* START DATA LISTING *

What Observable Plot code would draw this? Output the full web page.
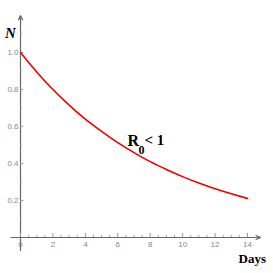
<!DOCTYPE html>
<html>
<head>
<meta charset="utf-8">
<script src="https://cdn.jsdelivr.net/npm/d3@7"></script>
<script src="https://cdn.jsdelivr.net/npm/@observablehq/plot@0.6"></script>
<style>
  html, body { margin: 0; padding: 0; background: #fff; }
</style>
</head>
<body>
<div id="chart"></div>
<script>
// Data
const days = [0, 1, 2, 3, 4, 5, 6, 7, 8, 9, 10, 11, 12, 13, 14];
const nValues = [1.0, 0.895, 0.80, 0.716, 0.64, 0.574, 0.513, 0.459, 0.41, 0.368, 0.329, 0.294, 0.263, 0.236, 0.211];
const xTicks = [0, 2, 4, 6, 8, 10, 12, 14];
const xMinorTicks = [0.5, 1, 1.5, 2.5, 3, 3.5, 4.5, 5, 5.5, 6.5, 7, 7.5, 8.5, 9, 9.5, 10.5, 11, 11.5, 12.5, 13, 13.5];
const yTicks = [0.2, 0.4, 0.6, 0.8, 1.0];
const yMinorTicks = [0.1, 0.3, 0.5, 0.7, 0.9, 1.1];
const xAxisExtent = [-0.6, 14.8];
const yAxisExtent = [-0.07, 1.2];

const data = days.map((d, i) => ({day: d, n: nValues[i]}));
const axisColor = "#666";
const serif = "'Liberation Serif', 'DejaVu Serif', serif";

const plot = Plot.plot({
  width: 273,
  height: 273,
  marginLeft: 20,
  marginRight: 26,
  marginTop: 52,
  marginBottom: 36,
  x: {domain: [0, 14]},
  y: {domain: [0, 1]},
  style: {background: "#fff", overflow: "visible"},
  marks: [
    Plot.arrow([{x1: xAxisExtent[0], x2: xAxisExtent[1]}], {
      x1: "x1", x2: "x2", y1: 0, y2: 0, stroke: axisColor, strokeWidth: 1.2, headLength: 6, headAngle: 50
    }),
    Plot.arrow([{y1: yAxisExtent[0], y2: yAxisExtent[1]}], {
      x1: 0, x2: 0, y1: "y1", y2: "y2", stroke: axisColor, strokeWidth: 1.2, headLength: 6, headAngle: 50
    }),
    Plot.ruleX(xTicks, {x: d => d, y1: 0, y2: 0.022, stroke: "#999", strokeWidth: 1}),
    Plot.ruleX(xMinorTicks, {x: d => d, y1: 0, y2: 0.012, stroke: "#aaa", strokeWidth: 1}),
    Plot.ruleY(yTicks, {y: d => d, x1: 0, x2: 0.2, stroke: "#999", strokeWidth: 1}),
    Plot.ruleY(yMinorTicks, {y: d => d, x1: 0, x2: 0.12, stroke: "#aaa", strokeWidth: 1}),
    Plot.axisX({ticks: xTicks, tickSize: 0, tickPadding: 4, label: null, fontSize: 8, color: "#888",
      fontFamily: "'Liberation Sans', sans-serif"}),
    Plot.axisY({ticks: yTicks, tickSize: 0, tickPadding: 2, label: null, fontSize: 8, color: "#888",
      tickFormat: d3.format(".1f"), fontFamily: "'Liberation Sans', sans-serif"}),
    Plot.line(data, {x: "day", y: "n", curve: "natural", stroke: "#f00000", strokeWidth: 1.6}),
    Plot.text(["N"], {x: 0, y: 1.2, dx: -10, dy: 18, text: d => d, fontSize: 15, fontWeight: "bold",
      fontStyle: "italic", fontFamily: serif, fill: "#000"}),
    Plot.text(["Days"], {x: 14, y: 0, dx: -9, dy: 21, text: d => d, textAnchor: "start", fontSize: 13,
      fontWeight: "bold", fontFamily: serif, fill: "#000"}),
    Plot.text(["R"], {x: 6.6, y: 0.52, text: d => d, textAnchor: "start", fontSize: 16,
      fontWeight: "bold", fontFamily: serif, fill: "#000"}),
    Plot.text(["0"], {x: 6.6, y: 0.52, dx: 11, dy: 9, text: d => d, textAnchor: "start", fontSize: 12,
      fontWeight: "bold", fontFamily: serif, fill: "#000"}),
    Plot.text(["< 1"], {x: 6.6, y: 0.52, dx: 17, dy: -1, text: d => d, textAnchor: "start", fontSize: 15,
      fontWeight: "bold", fontFamily: serif, fill: "#000"})
  ]
});
document.getElementById("chart").appendChild(plot);
</script>
</body>
</html>
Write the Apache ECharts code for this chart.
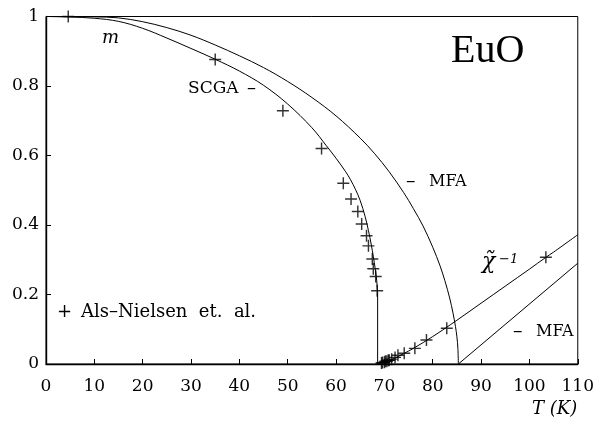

* END DATA LISTING *

TASK INSTRUCTIONS – Transcribe all of the records above character for character. Exclude the pictures.

RESULT OF THE EXERCISE –
What Observable Plot code would draw this? Output the full web page.
<!DOCTYPE html>
<html>
<head>
<meta charset="utf-8">
<script src="https://cdn.jsdelivr.net/npm/d3@7"></script>
<script src="https://cdn.jsdelivr.net/npm/@observablehq/plot@0.6"></script>
<style>
  html, body { margin: 0; padding: 0; background: #fff; }
</style>
</head>
<body>
<div id="chart"></div>
<script>
// Data
const days = [0, 1, 2, 3, 4, 5, 6, 7, 8, 9, 10, 11, 12, 13, 14];
const nValues = [1.0, 0.895, 0.80, 0.716, 0.64, 0.574, 0.513, 0.459, 0.41, 0.368, 0.329, 0.294, 0.263, 0.236, 0.211];
const xTicks = [0, 2, 4, 6, 8, 10, 12, 14];
const xMinorTicks = [0.5, 1, 1.5, 2.5, 3, 3.5, 4.5, 5, 5.5, 6.5, 7, 7.5, 8.5, 9, 9.5, 10.5, 11, 11.5, 12.5, 13, 13.5];
const yTicks = [0.2, 0.4, 0.6, 0.8, 1.0];
const yMinorTicks = [0.1, 0.3, 0.5, 0.7, 0.9, 1.1];
const xAxisExtent = [-0.6, 14.8];
const yAxisExtent = [-0.07, 1.2];

const data = days.map((d, i) => ({day: d, n: nValues[i]}));
const axisColor = "#666";
const serif = "'Liberation Serif', 'DejaVu Serif', serif";

const plot = Plot.plot({
  width: 273,
  height: 273,
  marginLeft: 20,
  marginRight: 26,
  marginTop: 52,
  marginBottom: 36,
  x: {domain: [0, 14]},
  y: {domain: [0, 1]},
  style: {background: "#fff", overflow: "visible"},
  marks: [
    Plot.arrow([{x1: xAxisExtent[0], x2: xAxisExtent[1]}], {
      x1: "x1", x2: "x2", y1: 0, y2: 0, stroke: axisColor, strokeWidth: 1.2, headLength: 6, headAngle: 50
    }),
    Plot.arrow([{y1: yAxisExtent[0], y2: yAxisExtent[1]}], {
      x1: 0, x2: 0, y1: "y1", y2: "y2", stroke: axisColor, strokeWidth: 1.2, headLength: 6, headAngle: 50
    }),
    Plot.ruleX(xTicks, {x: d => d, y1: 0, y2: 0.022, stroke: "#999", strokeWidth: 1}),
    Plot.ruleX(xMinorTicks, {x: d => d, y1: 0, y2: 0.012, stroke: "#aaa", strokeWidth: 1}),
    Plot.ruleY(yTicks, {y: d => d, x1: 0, x2: 0.2, stroke: "#999", strokeWidth: 1}),
    Plot.ruleY(yMinorTicks, {y: d => d, x1: 0, x2: 0.12, stroke: "#aaa", strokeWidth: 1}),
    Plot.axisX({ticks: xTicks, tickSize: 0, tickPadding: 4, label: null, fontSize: 8, color: "#888",
      fontFamily: "'Liberation Sans', sans-serif"}),
    Plot.axisY({ticks: yTicks, tickSize: 0, tickPadding: 2, label: null, fontSize: 8, color: "#888",
      tickFormat: d3.format(".1f"), fontFamily: "'Liberation Sans', sans-serif"}),
    Plot.line(data, {x: "day", y: "n", curve: "natural", stroke: "#f00000", strokeWidth: 1.6}),
    Plot.text(["N"], {x: 0, y: 1.2, dx: -10, dy: 18, text: d => d, fontSize: 15, fontWeight: "bold",
      fontStyle: "italic", fontFamily: serif, fill: "#000"}),
    Plot.text(["Days"], {x: 14, y: 0, dx: -9, dy: 21, text: d => d, textAnchor: "start", fontSize: 13,
      fontWeight: "bold", fontFamily: serif, fill: "#000"}),
    Plot.text(["R"], {x: 6.6, y: 0.52, text: d => d, textAnchor: "start", fontSize: 16,
      fontWeight: "bold", fontFamily: serif, fill: "#000"}),
    Plot.text(["0"], {x: 6.6, y: 0.52, dx: 11, dy: 9, text: d => d, textAnchor: "start", fontSize: 12,
      fontWeight: "bold", fontFamily: serif, fill: "#000"}),
    Plot.text(["< 1"], {x: 6.6, y: 0.52, dx: 17, dy: -1, text: d => d, textAnchor: "start", fontSize: 15,
      fontWeight: "bold", fontFamily: serif, fill: "#000"})
  ]
});
document.getElementById("chart").appendChild(plot);
</script>
</body>
</html>
Write the Apache ECharts code for this chart.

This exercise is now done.